## WRITTEN INSTRUCTION
With the pictures left out, copy the listing below exactly.

++++++++++++++++++++

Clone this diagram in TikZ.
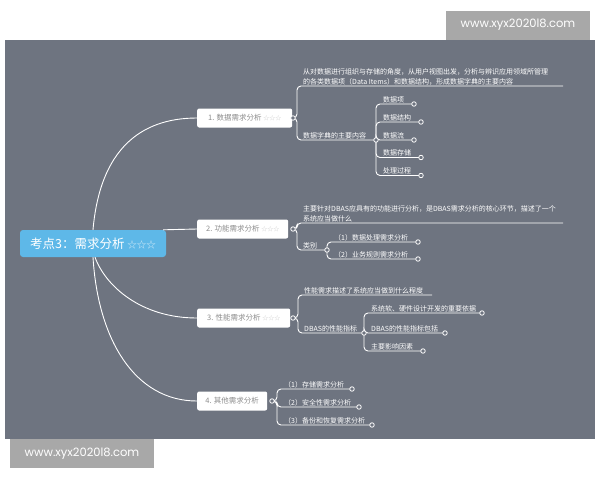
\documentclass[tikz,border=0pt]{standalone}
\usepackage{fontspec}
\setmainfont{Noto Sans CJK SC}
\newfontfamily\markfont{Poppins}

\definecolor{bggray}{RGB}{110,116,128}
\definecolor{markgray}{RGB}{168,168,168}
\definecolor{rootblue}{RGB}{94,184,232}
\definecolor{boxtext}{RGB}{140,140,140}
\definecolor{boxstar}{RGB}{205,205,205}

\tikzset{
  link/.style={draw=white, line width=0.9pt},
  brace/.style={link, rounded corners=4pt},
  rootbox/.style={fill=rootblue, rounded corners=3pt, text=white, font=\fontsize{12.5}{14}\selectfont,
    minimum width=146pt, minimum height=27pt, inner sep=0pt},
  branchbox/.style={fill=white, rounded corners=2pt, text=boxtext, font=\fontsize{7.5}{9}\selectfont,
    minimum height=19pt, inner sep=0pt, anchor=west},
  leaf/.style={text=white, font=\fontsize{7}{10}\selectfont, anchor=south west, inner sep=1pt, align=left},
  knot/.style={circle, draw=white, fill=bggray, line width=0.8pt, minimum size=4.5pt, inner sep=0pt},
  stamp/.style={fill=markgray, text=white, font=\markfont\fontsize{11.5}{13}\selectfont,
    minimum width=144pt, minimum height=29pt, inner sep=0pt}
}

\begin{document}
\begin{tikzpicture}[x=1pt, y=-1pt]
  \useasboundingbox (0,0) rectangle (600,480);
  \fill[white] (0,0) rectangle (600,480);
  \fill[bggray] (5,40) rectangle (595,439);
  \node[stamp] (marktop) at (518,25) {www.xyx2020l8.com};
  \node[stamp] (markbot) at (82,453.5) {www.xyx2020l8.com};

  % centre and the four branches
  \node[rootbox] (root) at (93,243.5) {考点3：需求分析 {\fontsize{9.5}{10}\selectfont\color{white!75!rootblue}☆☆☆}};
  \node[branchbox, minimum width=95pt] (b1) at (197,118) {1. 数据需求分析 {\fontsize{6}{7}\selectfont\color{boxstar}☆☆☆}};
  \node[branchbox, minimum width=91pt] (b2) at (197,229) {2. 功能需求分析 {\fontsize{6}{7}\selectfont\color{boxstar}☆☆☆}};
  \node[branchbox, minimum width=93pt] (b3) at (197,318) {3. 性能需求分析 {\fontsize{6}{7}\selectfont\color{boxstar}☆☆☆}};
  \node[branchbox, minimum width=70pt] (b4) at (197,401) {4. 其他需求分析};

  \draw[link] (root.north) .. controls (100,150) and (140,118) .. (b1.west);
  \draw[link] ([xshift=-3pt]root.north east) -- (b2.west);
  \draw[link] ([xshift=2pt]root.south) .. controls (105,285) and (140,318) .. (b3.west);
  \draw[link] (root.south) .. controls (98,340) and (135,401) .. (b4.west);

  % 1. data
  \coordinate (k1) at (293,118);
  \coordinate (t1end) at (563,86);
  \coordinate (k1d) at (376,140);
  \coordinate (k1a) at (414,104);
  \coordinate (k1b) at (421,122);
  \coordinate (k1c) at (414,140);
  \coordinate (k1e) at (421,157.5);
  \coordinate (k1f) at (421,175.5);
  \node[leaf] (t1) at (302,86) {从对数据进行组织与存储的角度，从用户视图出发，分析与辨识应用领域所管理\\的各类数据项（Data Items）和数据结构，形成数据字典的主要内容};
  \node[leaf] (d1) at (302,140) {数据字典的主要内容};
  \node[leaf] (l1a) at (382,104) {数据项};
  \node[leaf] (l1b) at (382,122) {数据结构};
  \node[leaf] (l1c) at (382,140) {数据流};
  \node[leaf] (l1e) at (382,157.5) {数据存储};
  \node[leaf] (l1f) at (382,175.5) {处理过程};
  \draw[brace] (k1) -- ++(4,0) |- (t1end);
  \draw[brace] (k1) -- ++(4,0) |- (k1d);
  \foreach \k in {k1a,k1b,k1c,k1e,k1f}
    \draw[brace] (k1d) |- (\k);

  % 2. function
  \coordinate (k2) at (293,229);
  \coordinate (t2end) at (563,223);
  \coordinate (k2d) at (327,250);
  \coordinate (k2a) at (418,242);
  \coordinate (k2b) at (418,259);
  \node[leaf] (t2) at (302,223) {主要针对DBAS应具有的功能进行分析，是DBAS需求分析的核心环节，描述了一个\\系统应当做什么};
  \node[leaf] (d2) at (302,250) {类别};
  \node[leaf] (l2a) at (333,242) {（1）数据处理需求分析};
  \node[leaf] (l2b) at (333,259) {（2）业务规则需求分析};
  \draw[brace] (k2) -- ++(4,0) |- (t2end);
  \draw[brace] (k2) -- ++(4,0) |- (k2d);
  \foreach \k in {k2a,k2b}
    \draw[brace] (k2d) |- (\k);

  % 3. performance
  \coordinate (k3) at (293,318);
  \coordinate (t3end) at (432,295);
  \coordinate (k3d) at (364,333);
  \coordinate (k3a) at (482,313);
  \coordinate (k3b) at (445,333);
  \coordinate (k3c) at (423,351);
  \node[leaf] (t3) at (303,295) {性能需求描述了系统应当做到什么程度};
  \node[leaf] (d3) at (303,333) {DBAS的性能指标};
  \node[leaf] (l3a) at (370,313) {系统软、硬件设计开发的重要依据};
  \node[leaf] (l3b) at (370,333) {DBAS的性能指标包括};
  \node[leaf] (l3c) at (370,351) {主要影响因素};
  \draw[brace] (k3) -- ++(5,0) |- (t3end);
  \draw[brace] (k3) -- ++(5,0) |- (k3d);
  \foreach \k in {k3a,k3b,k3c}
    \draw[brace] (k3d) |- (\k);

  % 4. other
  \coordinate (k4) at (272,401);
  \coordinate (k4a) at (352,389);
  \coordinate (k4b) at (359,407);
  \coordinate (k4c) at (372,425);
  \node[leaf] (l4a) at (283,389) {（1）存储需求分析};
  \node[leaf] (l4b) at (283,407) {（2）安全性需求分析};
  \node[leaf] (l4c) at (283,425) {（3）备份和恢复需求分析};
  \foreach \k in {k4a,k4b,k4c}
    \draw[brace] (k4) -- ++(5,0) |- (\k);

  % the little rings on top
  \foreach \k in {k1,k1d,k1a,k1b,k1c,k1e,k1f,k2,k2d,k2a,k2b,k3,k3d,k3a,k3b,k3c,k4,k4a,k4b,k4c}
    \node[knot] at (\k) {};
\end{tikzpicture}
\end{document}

++++++++++++++++++++

## FINISHED TASK
Clone this diagram in TikZ.
\documentclass[tikz,border=0pt]{standalone}
\usepackage{fontspec}
\setmainfont{Noto Sans CJK SC}
\newfontfamily\markfont{Poppins}

\definecolor{bggray}{RGB}{110,116,128}
\definecolor{markgray}{RGB}{168,168,168}
\definecolor{rootblue}{RGB}{94,184,232}
\definecolor{boxtext}{RGB}{140,140,140}
\definecolor{boxstar}{RGB}{205,205,205}

\tikzset{
  link/.style={draw=white, line width=0.9pt},
  brace/.style={link, rounded corners=4pt},
  rootbox/.style={fill=rootblue, rounded corners=3pt, text=white, font=\fontsize{12.5}{14}\selectfont,
    minimum width=146pt, minimum height=27pt, inner sep=0pt},
  branchbox/.style={fill=white, rounded corners=2pt, text=boxtext, font=\fontsize{7.5}{9}\selectfont,
    minimum height=19pt, inner sep=0pt, anchor=west},
  leaf/.style={text=white, font=\fontsize{7}{10}\selectfont, anchor=south west, inner sep=1pt, align=left},
  knot/.style={circle, draw=white, fill=bggray, line width=0.8pt, minimum size=4.5pt, inner sep=0pt},
  stamp/.style={fill=markgray, text=white, font=\markfont\fontsize{11.5}{13}\selectfont,
    minimum width=144pt, minimum height=29pt, inner sep=0pt}
}

\begin{document}
\begin{tikzpicture}[x=1pt, y=-1pt]
  \useasboundingbox (0,0) rectangle (600,480);
  \fill[white] (0,0) rectangle (600,480);
  \fill[bggray] (5,40) rectangle (595,439);
  \node[stamp] (marktop) at (518,25) {www.xyx2020l8.com};
  \node[stamp] (markbot) at (82,453.5) {www.xyx2020l8.com};

  % centre and the four branches
  \node[rootbox] (root) at (93,243.5) {考点3：需求分析 {\fontsize{9.5}{10}\selectfont\color{white!75!rootblue}☆☆☆}};
  \node[branchbox, minimum width=95pt] (b1) at (197,118) {1. 数据需求分析 {\fontsize{6}{7}\selectfont\color{boxstar}☆☆☆}};
  \node[branchbox, minimum width=91pt] (b2) at (197,229) {2. 功能需求分析 {\fontsize{6}{7}\selectfont\color{boxstar}☆☆☆}};
  \node[branchbox, minimum width=93pt] (b3) at (197,318) {3. 性能需求分析 {\fontsize{6}{7}\selectfont\color{boxstar}☆☆☆}};
  \node[branchbox, minimum width=70pt] (b4) at (197,401) {4. 其他需求分析};

  \draw[link] (root.north) .. controls (100,150) and (140,118) .. (b1.west);
  \draw[link] ([xshift=-3pt]root.north east) -- (b2.west);
  \draw[link] ([xshift=2pt]root.south) .. controls (105,285) and (140,318) .. (b3.west);
  \draw[link] (root.south) .. controls (98,340) and (135,401) .. (b4.west);

  % 1. data
  \coordinate (k1) at (293,118);
  \coordinate (t1end) at (563,86);
  \coordinate (k1d) at (376,140);
  \coordinate (k1a) at (414,104);
  \coordinate (k1b) at (421,122);
  \coordinate (k1c) at (414,140);
  \coordinate (k1e) at (421,157.5);
  \coordinate (k1f) at (421,175.5);
  \node[leaf] (t1) at (302,86) {从对数据进行组织与存储的角度，从用户视图出发，分析与辨识应用领域所管理\\的各类数据项（Data Items）和数据结构，形成数据字典的主要内容};
  \node[leaf] (d1) at (302,140) {数据字典的主要内容};
  \node[leaf] (l1a) at (382,104) {数据项};
  \node[leaf] (l1b) at (382,122) {数据结构};
  \node[leaf] (l1c) at (382,140) {数据流};
  \node[leaf] (l1e) at (382,157.5) {数据存储};
  \node[leaf] (l1f) at (382,175.5) {处理过程};
  \draw[brace] (k1) -- ++(4,0) |- (t1end);
  \draw[brace] (k1) -- ++(4,0) |- (k1d);
  \foreach \k in {k1a,k1b,k1c,k1e,k1f}
    \draw[brace] (k1d) |- (\k);

  % 2. function
  \coordinate (k2) at (293,229);
  \coordinate (t2end) at (563,223);
  \coordinate (k2d) at (327,250);
  \coordinate (k2a) at (418,242);
  \coordinate (k2b) at (418,259);
  \node[leaf] (t2) at (302,223) {主要针对DBAS应具有的功能进行分析，是DBAS需求分析的核心环节，描述了一个\\系统应当做什么};
  \node[leaf] (d2) at (302,250) {类别};
  \node[leaf] (l2a) at (333,242) {（1）数据处理需求分析};
  \node[leaf] (l2b) at (333,259) {（2）业务规则需求分析};
  \draw[brace] (k2) -- ++(4,0) |- (t2end);
  \draw[brace] (k2) -- ++(4,0) |- (k2d);
  \foreach \k in {k2a,k2b}
    \draw[brace] (k2d) |- (\k);

  % 3. performance
  \coordinate (k3) at (293,318);
  \coordinate (t3end) at (432,295);
  \coordinate (k3d) at (364,333);
  \coordinate (k3a) at (482,313);
  \coordinate (k3b) at (445,333);
  \coordinate (k3c) at (423,351);
  \node[leaf] (t3) at (303,295) {性能需求描述了系统应当做到什么程度};
  \node[leaf] (d3) at (303,333) {DBAS的性能指标};
  \node[leaf] (l3a) at (370,313) {系统软、硬件设计开发的重要依据};
  \node[leaf] (l3b) at (370,333) {DBAS的性能指标包括};
  \node[leaf] (l3c) at (370,351) {主要影响因素};
  \draw[brace] (k3) -- ++(5,0) |- (t3end);
  \draw[brace] (k3) -- ++(5,0) |- (k3d);
  \foreach \k in {k3a,k3b,k3c}
    \draw[brace] (k3d) |- (\k);

  % 4. other
  \coordinate (k4) at (272,401);
  \coordinate (k4a) at (352,389);
  \coordinate (k4b) at (359,407);
  \coordinate (k4c) at (372,425);
  \node[leaf] (l4a) at (283,389) {（1）存储需求分析};
  \node[leaf] (l4b) at (283,407) {（2）安全性需求分析};
  \node[leaf] (l4c) at (283,425) {（3）备份和恢复需求分析};
  \foreach \k in {k4a,k4b,k4c}
    \draw[brace] (k4) -- ++(5,0) |- (\k);

  % the little rings on top
  \foreach \k in {k1,k1d,k1a,k1b,k1c,k1e,k1f,k2,k2d,k2a,k2b,k3,k3d,k3a,k3b,k3c,k4,k4a,k4b,k4c}
    \node[knot] at (\k) {};
\end{tikzpicture}
\end{document}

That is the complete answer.